- **What is expected**
Copy the records below word for word, from the first line through the line that contains "mass, y = kHz", and leave out any pictures.

- **Data for this exercise**
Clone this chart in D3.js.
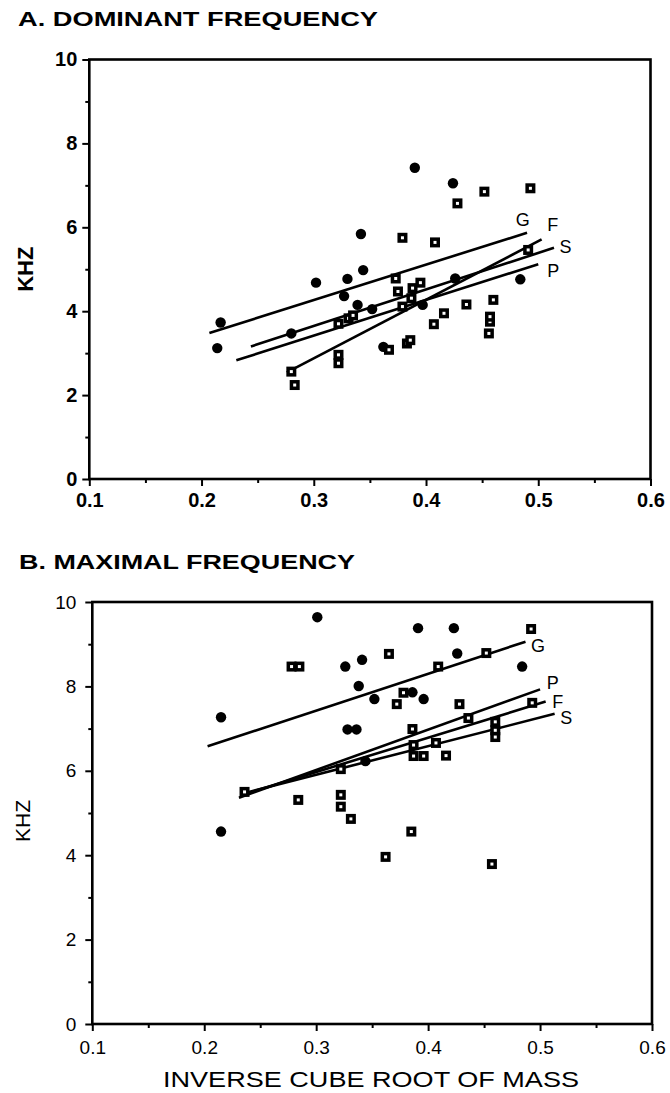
<!DOCTYPE html>
<html>
<head>
<meta charset="utf-8">
<script src="https://cdn.jsdelivr.net/npm/d3@7"></script>
<style>
  body { margin: 0; background: #fff; }
  text { font-family: "Liberation Sans", Arial, sans-serif; fill: #000; }
</style>
</head>
<body>
<div id="chart"></div>
<script>
// data: x = inverse cube root of mass, y = kHz

// A. dominant frequency
var domCircles = [
  [0.217, 3.73], [0.214, 3.12], [0.280, 3.47], [0.302, 4.68], [0.330, 4.77],
  [0.327, 4.36], [0.342, 5.84], [0.344, 4.98], [0.339, 4.15], [0.352, 4.05],
  [0.362, 3.15], [0.390, 7.42], [0.397, 4.15], [0.424, 7.05], [0.426, 4.78],
  [0.484, 4.76]
];
var domSquares = [
  [0.280, 2.56], [0.283, 2.24], [0.322, 2.96], [0.322, 2.76], [0.322, 3.70],
  [0.331, 3.83], [0.335, 3.90], [0.367, 3.08], [0.373, 4.78], [0.375, 4.47],
  [0.379, 5.75], [0.379, 4.11], [0.383, 3.23], [0.386, 3.31], [0.387, 4.31],
  [0.388, 4.55], [0.395, 4.68], [0.407, 3.69], [0.408, 5.64], [0.416, 3.95],
  [0.428, 6.57], [0.436, 4.16], [0.452, 6.85], [0.456, 3.47], [0.457, 3.75],
  [0.457, 3.87], [0.460, 4.27], [0.491, 5.46], [0.493, 6.93]
];
var domLines = [
  { label: "G", x1: 0.207, y1: 3.48, x2: 0.490, y2: 5.87, lx: 0.480, ly: 6.03 },
  { label: "F", x1: 0.276, y1: 2.54, x2: 0.503, y2: 5.71, lx: 0.508, ly: 5.91 },
  { label: "S", x1: 0.244, y1: 3.16, x2: 0.514, y2: 5.51, lx: 0.519, ly: 5.39 },
  { label: "P", x1: 0.231, y1: 2.83, x2: 0.500, y2: 5.12, lx: 0.508, ly: 4.82 }
];

// B. maximal frequency
var maxCircles = [
  [0.215, 7.27], [0.215, 4.56], [0.301, 9.64], [0.326, 8.47], [0.341, 8.63],
  [0.338, 8.01], [0.352, 7.70], [0.328, 6.98], [0.336, 6.98], [0.344, 6.23],
  [0.391, 9.38], [0.423, 9.38], [0.426, 8.78], [0.386, 7.86], [0.396, 7.70],
  [0.484, 8.47]
];
var maxSquares = [
  [0.236, 5.50], [0.278, 8.47], [0.285, 8.47], [0.284, 5.31], [0.322, 6.04],
  [0.322, 5.43], [0.322, 5.15], [0.331, 4.86], [0.362, 3.96], [0.365, 8.77],
  [0.372, 7.58], [0.378, 7.85], [0.385, 4.56], [0.386, 6.99], [0.387, 6.61],
  [0.387, 6.35], [0.396, 6.35], [0.407, 6.66], [0.409, 8.47], [0.416, 6.36],
  [0.428, 7.58], [0.436, 7.25], [0.452, 8.79], [0.457, 3.79], [0.460, 7.16],
  [0.460, 6.96], [0.460, 6.80], [0.492, 9.36], [0.493, 7.61]
];
var maxLines = [
  { label: "G", x1: 0.203, y1: 6.58, x2: 0.487, y2: 9.06, lx: 0.492, ly: 8.81 },
  { label: "P", x1: 0.231, y1: 5.36, x2: 0.500, y2: 7.93, lx: 0.506, ly: 7.95 },
  { label: "F", x1: 0.236, y1: 5.45, x2: 0.505, y2: 7.64, lx: 0.511, ly: 7.50 },
  { label: "S", x1: 0.240, y1: 5.50, x2: 0.513, y2: 7.35, lx: 0.518, ly: 7.10 }
];

var xTicks = [0.1, 0.2, 0.3, 0.4, 0.5, 0.6];
var xMinor = [0.15, 0.25, 0.35, 0.45, 0.55];
var yTicks = [0, 2, 4, 6, 8, 10];
var yMinor = [1, 3, 5, 7, 9];

var svg = d3.select("#chart").append("svg")
    .attr("width", 670)
    .attr("height", 1093);

function drawPanel(p) {
  var x = d3.scaleLinear().domain([0.1, 0.6]).range([p.left, p.right]);
  var y = d3.scaleLinear().domain([0, 10]).range([p.bottom, p.top]);
  var g = svg.append("g");

  // title
  g.append("text")
    .attr("x", p.titleX).attr("y", p.titleY)
    .attr("textLength", p.titleW).attr("lengthAdjust", "spacingAndGlyphs")
    .style("font-size", "21px").style("font-weight", "bold")
    .text(p.title);

  // minor ticks
  g.append("g").attr("transform", "translate(" + p.left + ",0)")
    .call(d3.axisLeft(y).tickValues(yMinor).tickSize(4).tickFormat(""));
  g.append("g").attr("transform", "translate(0," + p.bottom + ")")
    .call(d3.axisBottom(x).tickValues(xMinor).tickSize(4).tickFormat(""));

  // major ticks + labels
  var ya = g.append("g").attr("transform", "translate(" + p.left + ",0)")
    .call(d3.axisLeft(y).tickValues(yTicks).tickSize(7).tickPadding(p.yPad).tickFormat(d3.format("d")));
  var xa = g.append("g").attr("transform", "translate(0," + p.bottom + ")")
    .call(d3.axisBottom(x).tickValues(xTicks).tickSize(7).tickPadding(p.xPad).tickFormat(d3.format(".1f")));

  g.selectAll(".domain").remove();
  g.selectAll(".tick line").attr("stroke", "#000").attr("stroke-width", 2);
  [ya, xa].forEach(function(a) {
    a.selectAll("text")
      .style("font-family", "'Liberation Sans', Arial, sans-serif")
      .style("font-size", p.tickFont + "px")
      .style("font-weight", p.tickWeight)
      .attr("fill", "#000");
  });

  // frame
  g.append("rect")
    .attr("x", p.left).attr("y", p.top)
    .attr("width", p.right - p.left).attr("height", p.bottom - p.top)
    .attr("fill", "none").attr("stroke", "#000").attr("stroke-width", 2.6);

  // y title
  g.append("text")
    .attr("transform", "translate(" + p.yTitleX + "," + ((p.top + p.bottom) / 2 + p.yTitleDy) + ") rotate(-90)")
    .attr("text-anchor", "middle")
    .style("font-size", p.yTitleFont + "px").style("font-weight", p.yTitleWeight)
    .text("KHZ");

  // regression lines
  g.selectAll(".fit").data(p.lines).enter().append("line")
    .attr("x1", function(d) { return x(d.x1); })
    .attr("y1", function(d) { return y(d.y1); })
    .attr("x2", function(d) { return x(d.x2); })
    .attr("y2", function(d) { return y(d.y2); })
    .attr("stroke", "#000").attr("stroke-width", 2.6);

  g.selectAll(".lbl").data(p.lines).enter().append("text")
    .attr("x", function(d) { return x(d.lx); })
    .attr("y", function(d) { return y(d.ly); })
    .style("font-size", "18px")
    .text(function(d) { return d.label; });

  // points
  g.selectAll(".c").data(p.circles).enter().append("circle")
    .attr("cx", function(d) { return x(d[0]); })
    .attr("cy", function(d) { return y(d[1]); })
    .attr("r", 5.2).attr("fill", "#000");

  var sq = g.selectAll(".s").data(p.squares).enter().append("g")
    .attr("transform", function(d) { return "translate(" + x(d[0]) + "," + y(d[1]) + ")"; });
  sq.append("rect").attr("x", -5).attr("y", -5).attr("width", 10).attr("height", 10).attr("fill", "#000");
  sq.append("rect").attr("x", -1.5).attr("y", -1.5).attr("width", 3).attr("height", 3).attr("fill", "#fff");
}

drawPanel({
  title: "A. DOMINANT FREQUENCY", titleX: 18, titleY: 26, titleW: 360,
  left: 89.3, right: 650.5, top: 59.5, bottom: 479,
  yPad: 5, xPad: 7, tickFont: 20, tickWeight: "bold",
  yTitleX: 33, yTitleDy: 0, yTitleFont: 22, yTitleWeight: "bold",
  circles: domCircles, squares: domSquares, lines: domLines
});

drawPanel({
  title: "B. MAXIMAL FREQUENCY", titleX: 19, titleY: 569, titleW: 336,
  left: 92.3, right: 652, top: 602, bottom: 1024,
  yPad: 9, xPad: 10, tickFont: 19, tickWeight: "normal",
  yTitleX: 30, yTitleDy: 8, yTitleFont: 21, yTitleWeight: "normal",
  circles: maxCircles, squares: maxSquares, lines: maxLines
});

svg.append("text")
  .attr("x", 163).attr("y", 1087)
  .attr("textLength", 416).attr("lengthAdjust", "spacingAndGlyphs")
  .style("font-size", "22px")
  .text("INVERSE CUBE ROOT OF MASS");
</script>
</body>
</html>
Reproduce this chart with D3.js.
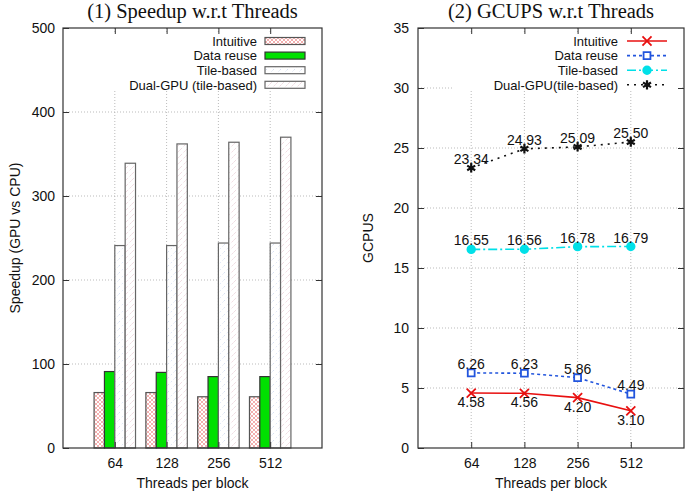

- **Answer to this exercise**
Clone this chart in D3.js.
<!DOCTYPE html>
<html>
<head>
<meta charset="utf-8">
<script src="https://cdn.jsdelivr.net/npm/d3@7"></script>
<style>
  body { margin: 0; background: #fff; }
  text { font-family: "Liberation Sans", Arial, sans-serif; fill: #000; }
</style>
</head>
<body>
<div id="chart"></div>
<script>
// data: x = inverse cube root of mass, y = kHz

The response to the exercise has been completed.